I have many flaws, insecurities, thinking errors, and so much guilt and shame, yet everyday I try to do better, to be better.
“No amount of darkness can hide a spark of light.”
I am not sure where this quote came from or when I first heard it but this is what gets me through the day. This is not my first time in prison and I’m not going to lie, there is quite a bit of darkness in me. I am an addict in every sense of the word whether it is drugs, alcohol, sex, gambling, exercise, money or any other form of instant gratification, I struggle on a good day. I have many flaws, insecurities, thinking errors, and so much guilt and shame, yet everyday I try to do better, to be better. I have been to a state prison in Michigan and this Texas federal prison is a different world. This place is ruled by a cash app and exclusivity. Probably the hardest things to get here is treatment, programming or an education, yet everyday I stay positive and focus on that spark of light. I am a mother of three beautiful children and my dream is to show them I can overcome anything, that they are worth fighting for and that my mistakes don’t have to define me. I work in education in the morning and I am a math tutor for GED students in the afternoon.
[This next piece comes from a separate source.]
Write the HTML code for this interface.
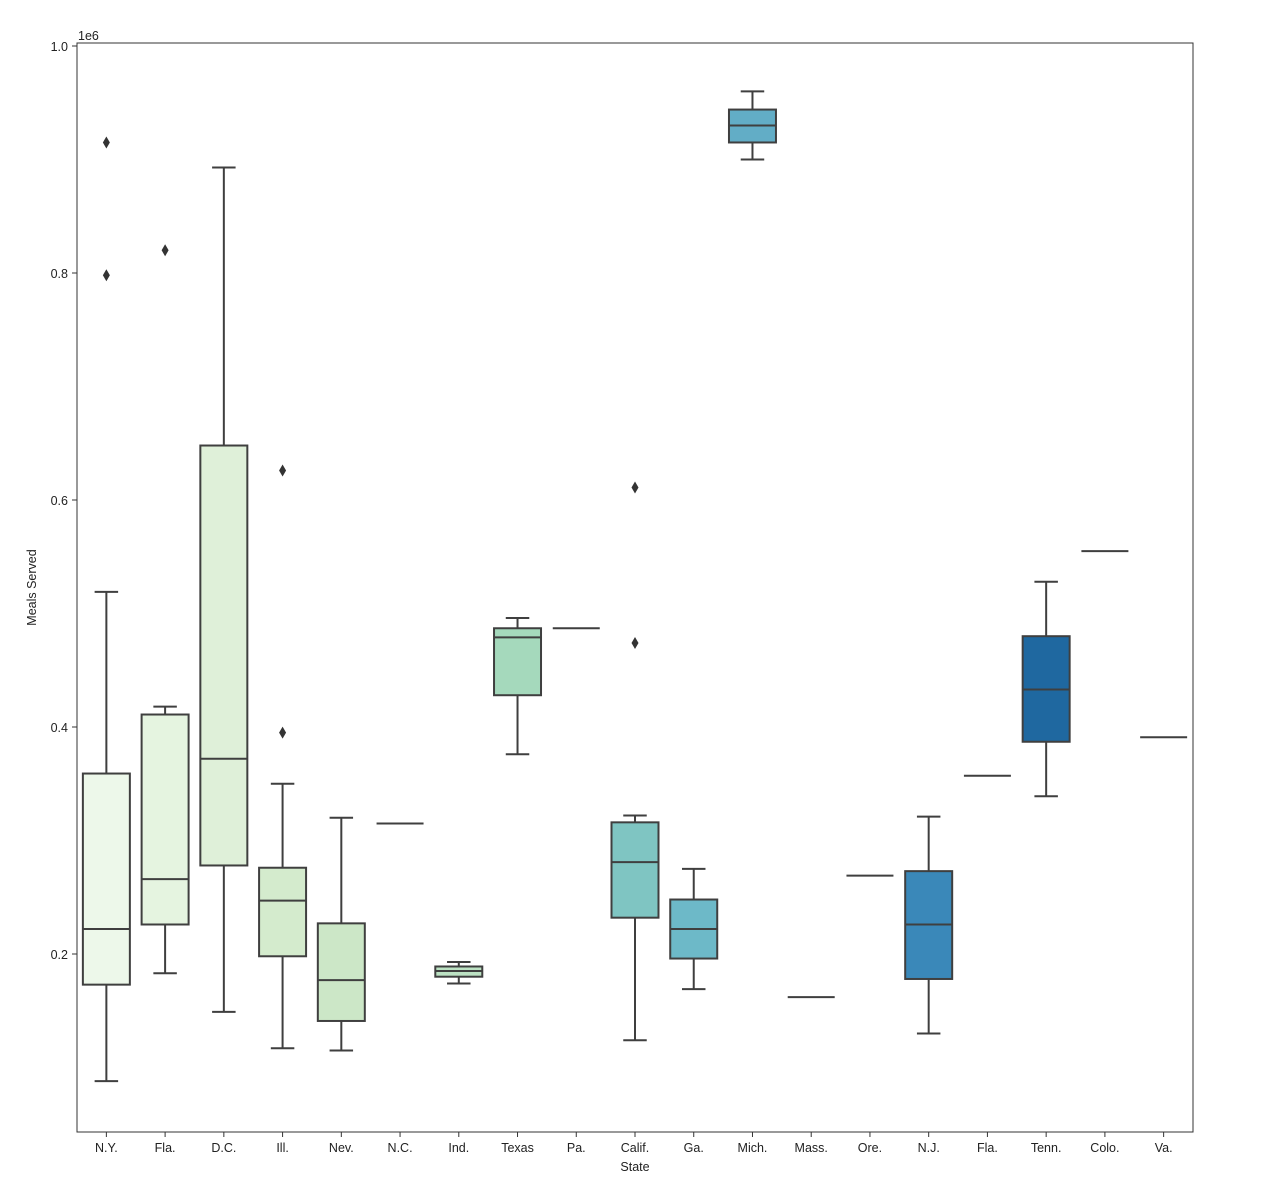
<!DOCTYPE html>
<html><head><meta charset="utf-8"><style>
body{margin:0;background:#fff;font-family:"Liberation Sans",sans-serif}
svg text{font-family:"Liberation Sans",sans-serif;fill:#222}
</style></head><body>
<svg id="chart" width="1266" height="1190" xmlns="http://www.w3.org/2000/svg"></svg>
<script>
const categories=["N.Y.","Fla.","D.C.","Ill.","Nev.","N.C.","Ind.","Texas","Pa.","Calif.","Ga.","Mich.","Mass.","Ore.","N.J.","Fla.","Tenn.","Colo.","Va."];
const whiskerLow=[0.088,0.183,0.149,0.117,0.115,0.315,0.174,0.376,0.487,0.124,0.169,0.900,0.162,0.269,0.130,0.357,0.339,0.555,0.391];
const q1=[0.173,0.226,0.278,0.198,0.141,0.315,0.180,0.428,0.487,0.232,0.196,0.915,0.162,0.269,0.178,0.357,0.387,0.555,0.391];
const medians=[0.222,0.266,0.372,0.247,0.177,0.315,0.185,0.479,0.487,0.281,0.222,0.930,0.162,0.269,0.226,0.357,0.433,0.555,0.391];
const q3=[0.359,0.411,0.648,0.276,0.227,0.315,0.189,0.487,0.487,0.316,0.248,0.944,0.162,0.269,0.273,0.357,0.480,0.555,0.391];
const whiskerHigh=[0.519,0.418,0.893,0.350,0.320,0.315,0.193,0.496,0.487,0.322,0.275,0.960,0.162,0.269,0.321,0.357,0.528,0.555,0.391];
const outliers=[[0.798,0.915],[0.820],[],[0.395,0.626],[],[],[],[],[],[0.474,0.611],[],[],[],[],[],[],[],[],[]];
const colors=["#edf8ea","#e5f4e0","#dff0d9","#d4ebcd","#cce7c7","#c3e4c1","#bce2c3","#a5d9bc","#96d3bd","#7fc5c2","#6db9c8","#62adc6","#4da0c8","#4394c2","#3a88b9","#2e7db2","#1f68a0","#166099","#105890"];
const yTicks=[0.2,0.4,0.6,0.8,1.0];
const L=77,R=1193,T=43,B=1132;
const band=(R-L)/categories.length;
const xC=i=>L+band*(i+0.5);
const y=v=>954-(v-0.2)*1135;
const svg=document.getElementById('chart');
const NS="http://www.w3.org/2000/svg";
function mk(tag,attrs,parent){const e=document.createElementNS(NS,tag);for(const k in attrs)e.setAttribute(k,attrs[k]);(parent||svg).appendChild(e);return e;}
const stroke="#3f3f3f";
categories.forEach((c,i)=>{
  const g=mk('g',{});
  
  
  const x=xC(i),hw=band*0.4,cw=band*0.2;
  if(whiskerLow[i]===whiskerHigh[i]){
    mk('line',{x1:x-hw,x2:x+hw,y1:y(medians[i]),y2:y(medians[i]),stroke:stroke,'stroke-width':2},g);
  } else {
    mk('line',{x1:x,x2:x,y1:y(whiskerLow[i]),y2:y(q1[i]),stroke:stroke,'stroke-width':2},g);
    mk('line',{x1:x,x2:x,y1:y(q3[i]),y2:y(whiskerHigh[i]),stroke:stroke,'stroke-width':2},g);
    mk('line',{x1:x-cw,x2:x+cw,y1:y(whiskerLow[i]),y2:y(whiskerLow[i]),stroke:stroke,'stroke-width':2},g);
    mk('line',{x1:x-cw,x2:x+cw,y1:y(whiskerHigh[i]),y2:y(whiskerHigh[i]),stroke:stroke,'stroke-width':2},g);
    mk('rect',{x:x-hw,y:y(q3[i]),width:2*hw,height:y(q1[i])-y(q3[i]),fill:colors[i],stroke:stroke,'stroke-width':2},g);
    mk('line',{x1:x-hw,x2:x+hw,y1:y(medians[i]),y2:y(medians[i]),stroke:stroke,'stroke-width':2},g);
  }
  outliers[i].forEach(v=>{
    const p=mk('path',{d:`M${x} ${y(v)-6}L${x+3.5} ${y(v)}L${x} ${y(v)+6}L${x-3.5} ${y(v)}Z`,fill:"#333"},g);
    
    
  });
  mk('line',{x1:x,x2:x,y1:B,y2:B+5,stroke:"#333",'stroke-width':1});
  const t=mk('text',{x:x,y:B+20,'font-size':12.5,'text-anchor':'middle'});
  t.textContent=c;
  
  
});
yTicks.forEach(v=>{
  mk('line',{x1:L-5,x2:L,y1:y(v),y2:y(v),stroke:"#333",'stroke-width':1});
  const t=mk('text',{x:L-9,y:y(v)+5,'font-size':12.5,'text-anchor':'end'});
  t.textContent=v.toFixed(1);
  
  
});
const frame=mk('rect',{x:L,y:T,width:R-L,height:B-T,fill:'none',stroke:'#333','stroke-width':1});


const ex=mk('text',{x:L+1,y:T-3,'font-size':12.5});ex.textContent="1e6";


const xt=mk('text',{x:(L+R)/2,y:1171,'font-size':12.5,'text-anchor':'middle'});xt.textContent="State";


const yt=mk('text',{x:0,y:0,'font-size':12.5,'text-anchor':'middle',transform:`translate(36,${(T+B)/2}) rotate(-90)`});yt.textContent="Meals Served";


</script>
</body></html>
I facilitate adult continuing education. I love to learn and I am trying to find a way to get a degree. I want to want to be good. It is hard with a long sentence to see light at the end of the tunnel or to find a reason to care. There are times when I embrace my darkness and like it, but I always find my way back to the light.
Begin staying longer in the light side, cling to The LORD, and he will keep you safe and positive. Time is of the essence, use it wisely and you will be coming to meet your children on the outside. In the name of Jesus!